By Ricardo Israel Zipper (for Safe Democracy)

Ricardo Israel Z. analyzes the reasons why Evo Morales decided to nationalize the hydrocarbon, and says that there exist serious doubts over the fact that the initiative may enrich Bolivia. Nevertheless, Israel Z. believes that the measure was not a surprise, and that it will be the political and economic success of Morales in the short-term. The most probable fact is that the multinational companies decide that it is no worth betting for the failure of the initiative, but they will decide that the most important thing is to be present wherever the gas and the petroleum are.

Ricardo Israel Z. is a lawyer and a political scientist. He holds a PhD and a masters degree in Political Science from the University of Essex and is a Professor of Political Science at the University of Chile. He leads the International Center for the Quality of Democracy as well as the School of Law and Social Sciences at the Autonomous University of Chile. He is the President of the Army Forces and Society Committee at the World Political Science Association. He has published dozens of books and essays, which have been translated into many different languages, and is a director and commentator on international Radio and TV shows about politics.

THE DECISION TO NATIONATIONALIZE THE BOLIVIAN HYDROCARBON caused more surprise for the way it was taken than for the decision itself, since Evo Morales had announced it several times during the presidential campaign. However, after his assumption he had taken a negotiating position.
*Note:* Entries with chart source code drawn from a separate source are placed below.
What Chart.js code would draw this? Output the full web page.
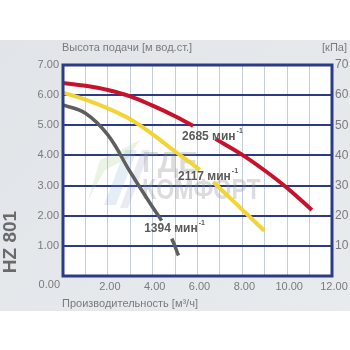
<!DOCTYPE html>
<html>
<head>
<meta charset="utf-8">
<script src="https://cdn.jsdelivr.net/npm/chart.js@4.4.1/dist/chart.umd.min.js"></script>
<style>
  html, body { margin: 0; padding: 0; background: #ffffff; }
  canvas { display: block; }
</style>
</head>
<body>
<canvas id="pump" width="350" height="350"></canvas>
<script>
// Pump curves HZ 801: delivery head [m] vs flow rate [m³/h] at three speeds
const flow2685 = [0, 1, 2, 3, 4, 5, 5.8, 6.8, 8, 9, 10, 11.1];
const head2685 = [6.40, 6.31, 6.17, 5.96, 5.65, 5.30, 4.98, 4.55, 4.02, 3.50, 2.92, 2.19];

const flow2117 = [0, 1, 2, 3, 4, 5, 6.1, 6.7, 8, 8.98];
const head2117 = [6.08, 5.85, 5.56, 5.20, 4.70, 4.13, 3.52, 3.12, 2.20, 1.50];

const flow1394 = [0, 1, 2, 3, 4, 4.4, 4.85, 5.15];
const head1394 = [5.68, 5.40, 4.68, 3.45, 2.28, 1.84, 1.24, 0.68];

// label gap (index of the point where the gap segment starts)
const gapStart = { r: 6, y: 6, g: 5 };

const speedLabels = ['2685 мин', '2117 мин', '1394 мин'];
const xTicks = [2, 4, 6, 8, 10, 12];
const headTicks = [1, 2, 3, 4, 5, 6, 7];
const kpaTicks = [10, 20, 30, 40, 50, 60, 70];

const toPoints = (xs, ys) => xs.map((x, i) => ({ x, y: ys[i] }));

const FONT = '"Liberation Sans", Arial, sans-serif';
const NAVY = '#2c3b85';
const TEXT = '#7a7a7a';

function gapSegment(start, color) {
  return ctx => ctx.p0DataIndex === start ? 'rgba(0,0,0,0)' : color;
}

const decor = {
  id: 'decor',
  beforeDraw(chart) {
    const { ctx, chartArea: a } = chart;
    ctx.save();
    ctx.fillStyle = '#ffffff';
    ctx.fillRect(0, 0, chart.width, chart.height);
    const g = ctx.createLinearGradient(0, 40, 350, 311);
    g.addColorStop(0, '#e1e5e9');
    g.addColorStop(1, '#e8ebee');
    ctx.fillStyle = g;
    ctx.fillRect(0, 40, chart.width, 271);
    ctx.fillStyle = '#ffffff';
    ctx.fillRect(a.left, a.top, a.right - a.left, a.bottom - a.top);
    ctx.restore();
  },
  beforeDatasetsDraw(chart) {
    // faint watermark behind the curves
    const { ctx } = chart;
    ctx.save();
    ctx.globalAlpha = 0.18;
    ctx.fillStyle = '#8fbf6a';
    ctx.beginPath();
    ctx.moveTo(88, 200); ctx.lineTo(100, 160); ctx.lineTo(140, 140); ctx.lineTo(128, 158); ctx.lineTo(105, 170); ctx.closePath();
    ctx.fill();
    ctx.fillStyle = '#6f9fd0';
    ctx.beginPath();
    ctx.moveTo(104, 205); ctx.lineTo(125, 150); ctx.lineTo(137, 150); ctx.lineTo(116, 205); ctx.closePath();
    ctx.fill();
    ctx.fillStyle = '#8a8ab8';
    ctx.beginPath();
    ctx.moveTo(120, 208); ctx.lineTo(142, 150); ctx.lineTo(150, 150); ctx.lineTo(128, 208); ctx.closePath();
    ctx.fill();
    ctx.globalAlpha = 0.30;
    ctx.fillStyle = '#8c8c8c';
    ctx.font = 'bold 29px ' + FONT;
    ctx.textBaseline = 'alphabetic';
    ctx.textAlign = 'left';
    ctx.fillText('ГДЕ', 142, 172);
    ctx.save();
    ctx.translate(142, 199);
    ctx.scale(0.8, 1);
    ctx.fillText('КОМФОРТ', 0, 0);
    ctx.restore();
    ctx.restore();
  },
  afterDraw(chart) {
    const { ctx, chartArea: a, scales } = chart;
    ctx.save();
    // frame
    ctx.strokeStyle = NAVY;
    ctx.lineWidth = 3;
    ctx.strokeRect(a.left, a.top, a.right - a.left, a.bottom - a.top);

    // axis titles
    ctx.fillStyle = TEXT;
    ctx.font = '11px ' + FONT;
    ctx.textBaseline = 'middle';
    ctx.textAlign = 'left';
    ctx.fillText('Высота подачи [м вод.ст.]', 62, 48);
    ctx.fillText('Производительность [м³/ч]', 62, 304);
    ctx.textAlign = 'right';
    ctx.fillText('[кПа]', 347, 48);
    ctx.fillText('0.00', 60, 285);

    // model name
    ctx.save();
    ctx.translate(11, 242);
    ctx.rotate(-Math.PI / 2);
    ctx.textAlign = 'center';
    ctx.textBaseline = 'middle';
    ctx.fillStyle = '#6a6a6a';
    ctx.font = 'bold 19px ' + FONT;
    ctx.fillText('HZ 801', 0, 0);
    ctx.restore();

    // speed labels, anchored in data units
    const anchors = [[5.31, 4.61], [5.13, 3.28], [3.62, 1.56]];
    ctx.fillStyle = '#5a5a5a';
    ctx.textAlign = 'left';
    ctx.textBaseline = 'middle';
    speedLabels.forEach((txt, i) => {
      const px = scales.x.getPixelForValue(anchors[i][0]);
      const py = scales.y.getPixelForValue(anchors[i][1]);
      ctx.font = 'bold 12px ' + FONT;
      ctx.fillText(txt, px, py);
      const w = ctx.measureText(txt).width;
      ctx.font = 'bold 7px ' + FONT;
      ctx.fillText('-1', px + w + 1, py - 6);
    });
    ctx.restore();
  }
};

new Chart(document.getElementById('pump'), {
  type: 'line',
  data: {
    datasets: [
      {
        label: '2685',
        data: toPoints(flow2685, head2685),
        borderColor: '#c8122c',
        borderWidth: 4,
        segment: { borderColor: gapSegment(gapStart.r, '#c8122c') }
      },
      {
        label: '2117',
        data: toPoints(flow2117, head2117),
        borderColor: '#f2d435',
        borderWidth: 4,
        segment: { borderColor: gapSegment(gapStart.y, '#f2d435') }
      },
      {
        label: '1394',
        data: toPoints(flow1394, head1394),
        borderColor: '#5e5e5e',
        borderWidth: 3.5,
        segment: { borderColor: gapSegment(gapStart.g, '#5e5e5e') }
      }
    ]
  },
  options: {
    responsive: false,
    animation: false,
    devicePixelRatio: 1,
    layout: { padding: { top: 65, left: 0, right: 0, bottom: 0 } },
    elements: {
      point: { radius: 0 },
      line: { tension: 0.4, borderCapStyle: 'butt', fill: false }
    },
    plugins: { legend: { display: false }, tooltip: { enabled: false }, title: { display: false } },
    scales: {
      x: {
        type: 'linear', min: 0, max: 12,
        afterFit: s => { s.height = 74; },
        afterBuildTicks: s => { s.ticks = Array.from({ length: 13 }, (_, i) => ({ value: i })); },
        ticks: {
          color: TEXT, font: { size: 11, family: FONT }, padding: 4, labelOffset: 2,
          maxRotation: 0, autoSkip: false,
          callback: v => xTicks.includes(v) ? v.toFixed(2) : ''
        },
        grid: { color: '#c3cddd', lineWidth: 1, drawTicks: false },
        border: { display: false }
      },
      y: {
        type: 'linear', position: 'left', min: 0, max: 7,
        afterFit: s => { s.width = 63; },
        afterBuildTicks: s => { s.ticks = [0].concat(headTicks).map(v => ({ value: v })); },
        ticks: {
          color: TEXT, font: { size: 11, family: FONT }, padding: 4,
          callback: v => headTicks.includes(v) ? v.toFixed(2) : ''
        },
        grid: { color: NAVY, lineWidth: 2, drawTicks: false },
        border: { display: false }
      },
      y2: {
        type: 'linear', position: 'right', min: 0, max: 70,
        afterFit: s => { s.width = 18; },
        afterBuildTicks: s => { s.ticks = [0].concat(kpaTicks).map(v => ({ value: v })); },
        ticks: {
          color: TEXT, font: { size: 12, family: FONT }, padding: 3,
          callback: v => kpaTicks.includes(v) ? String(v) : ''
        },
        grid: { display: false, drawTicks: false },
        border: { display: false }
      }
    }
  },
  plugins: [decor]
});
</script>
</body>
</html>
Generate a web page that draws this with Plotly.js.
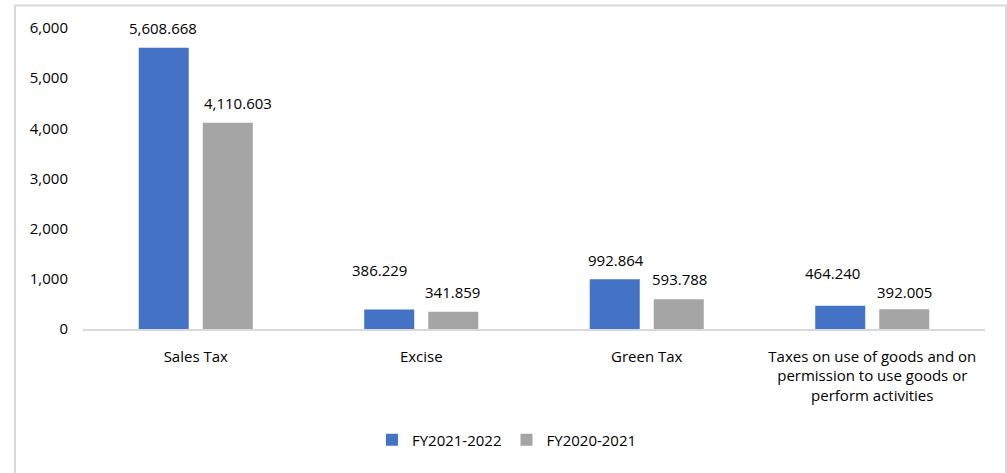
<!DOCTYPE html>
<html>
<head>
<meta charset="utf-8">
<script src="https://cdn.plot.ly/plotly-3.0.1.min.js"></script>
<style>html,body{margin:0;padding:0;background:#fff;}#chart{width:1007px;height:473px;}</style>
</head>
<body>
<div id="chart"></div>
<script>
const categories = ["Sales Tax", "Excise", "Green Tax", "Taxes on use of goods and on<br>permission to use goods or<br>perform activities"];
const seriesNames = ["FY2021-2022", "FY2020-2021"];
const fy2122 = [5608.668, 386.229, 992.864, 464.240];
const fy2021 = [4110.603, 341.859, 593.788, 392.005];
const yTicks = [0, 1000, 2000, 3000, 4000, 5000, 6000];

const fmt = v => v.toLocaleString('en-US', {minimumFractionDigits: 3, maximumFractionDigits: 3});
const font = {family: "Open Sans, Liberation Sans, sans-serif", size: 15, color: "#000000"};

const traces = [
  {type: "bar", name: seriesNames[0], x: categories, y: fy2122, marker: {color: "#4472C4"}, hoverinfo: "y"},
  {type: "bar", name: seriesNames[1], x: categories, y: fy2021, marker: {color: "#A5A5A5"}, hoverinfo: "y"}
];

// label placement (pixel nudges relative to each bar's centre/top), per series
const barShift = [-32, 32];
const labelNudge = [
  [[-1, 20], [-10, 40], [1, 19], [-8, 33]],
  [[10, 20], [-1, 20], [1, 20], [0, 17]]
];

const annotations = [];
[fy2122, fy2021].forEach((vals, s) => {
  vals.forEach((v, i) => {
    annotations.push({x: categories[i], y: v, xref: "x", yref: "y", text: fmt(v), showarrow: false,
      xshift: barShift[s] + labelNudge[s][i][0], yanchor: "middle", yshift: labelNudge[s][i][1], font: font});
  });
});

const layout = {
  width: 1007, height: 473,
  margin: {l: 83, r: 22, t: 28, b: 144},
  paper_bgcolor: "#fff", plot_bgcolor: "#fff",
  font: font,
  barmode: "group", bargap: 0.432, bargroupgap: 0.219,
  showlegend: true,
  legend: {orientation: "h", x: 0.47, xanchor: "center", y: -0.369, yanchor: "middle", font: font},
  xaxis: {type: "category", showline: true, linecolor: "#d9d9d9", linewidth: 1.5, ticks: "", showgrid: false,
    zeroline: false, ticklabelstandoff: 13, tickfont: font, fixedrange: true},
  yaxis: {range: [0, 6000], tickvals: yTicks, tickformat: ",", showgrid: false, zeroline: false, showline: false,
    ticks: "", ticklabelstandoff: 14, tickfont: font, fixedrange: true},
  annotations: annotations,
  shapes: [{type: "rect", xref: "paper", yref: "paper", x0: -0.0754, x1: 1.0233, y0: -0.6, y1: 1.0748,
    line: {color: "#d9d9d9", width: 2}, fillcolor: "rgba(0,0,0,0)", layer: "below"}]
};

Plotly.newPlot("chart", traces, layout, {displayModeBar: false, staticPlot: true});
</script>
</body>
</html>
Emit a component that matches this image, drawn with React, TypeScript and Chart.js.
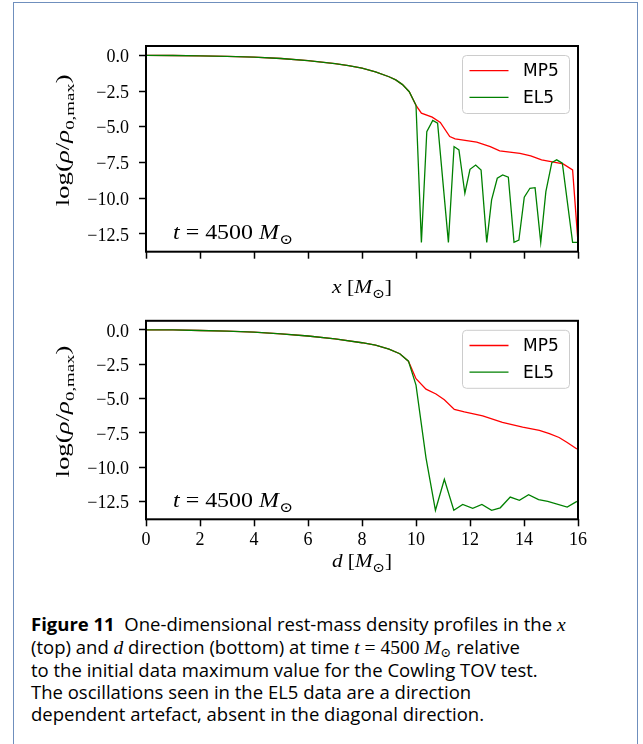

That is why the attention was caught by the way of proceeding: including the military occupation. The truth is that in high-price periods, the governments draw on measures which reinforce their roles. It was done by Jimmy Carter in US in the seventies, through extraordinary taxes. Ecuador, Venezuela, Russia and several other countries have done it recently. In fact, in other high-price periods, nationalizing advances have taken place, from Venezuela to Saudi Arabia.

But, which is the difference of what is happening now? That in the other experiences negotiating efforts was done. Therefore, why did Evo Morales opt for the unilateralism?

There are two reasons: the first one is economic, and consist in the fact that the Bolivian government bets that in a high-price period and of increasing demand, the transnational companies will opt for reducing their benefits in exchange for the possibility to stay in the country; which although is a small actor in the world market –the decision practically did not change the world prices–, it owns the second largest reserves of South America.

The second reason is related to the political bet: Bolivia must face its Constituent Assembly, and considering the popularity that this kind of claims grants, and having a much higher income for the Bolivian treasury, Morales may have resources which will help him to obtain an institutional reform for him to stay in power.

Besides, the decision took place in a context when the popularity of the President, although still high, was beginning to descend, and where an escalation in protest was announced. Furthermore, in such scenario, the president Morales must neutralize the autonomist tendencies of Santa Cruz and other regions of the country.

There is clearly a possibility that the bet fails. Not only the European countries have felt affected (specially Spain), but Brazil, principal investor and with a Bolivian gas-dependency of more than a 60 per cent.

Lula must be very upset, considering that Morales opted for the Chávez style in the competition for influence and that being Petrobras a public company, he is the direct responsible as President.

On the other hand, there is no doubt about the fact that US has considered as a provocation the announcement of the nationalization immediately after the meeting of Castro, Morales, Chávez and Daniel Ortega at La Habana.
Otherwise, if transnational companies do not accept the conditions and decide to go to the International Courts, the situation may be extremely complicated for the Bolivian government, with confiscation over properties and deposits all over the world.

However, Evo Morales knows that he owns a grace period of 180 days, since it is very difficult that the transnational companies take a decision before the deadline to opt between accepting the imposed conditions or abandoning the country.

In fact, a great success was obtained after the meeting with Kirchner at Puerto Iguazú, where Lula and Chávez made sure that they will be part of the South American gas pipeline of Bolivia under the conditions they have been seeking since ever, and which were unfeasible without them, as they insisted on.

In this meeting, in exchange for ensuring the supply to its principal clients, as Brazil and Argentina, these last mentioned accepted to initiate negotiations related to the increase of the prices they paid for the gas.

By the way: the initiative seems to be taken out from the sixties. In the long term, Bolivia lacks of financial resources to invest. And without investment, it is possible that the production may not increase, but decrease.

Will the gamble be successful? We don’t know. It is doubtful that it will enrich the country, but in the short-term it will imply political success.

And the transnational companies may decide that it is not worth betting for the failure of the initiative, but to decide that what it matters most nowadays is to be present at the place where the gas and the petroleum are.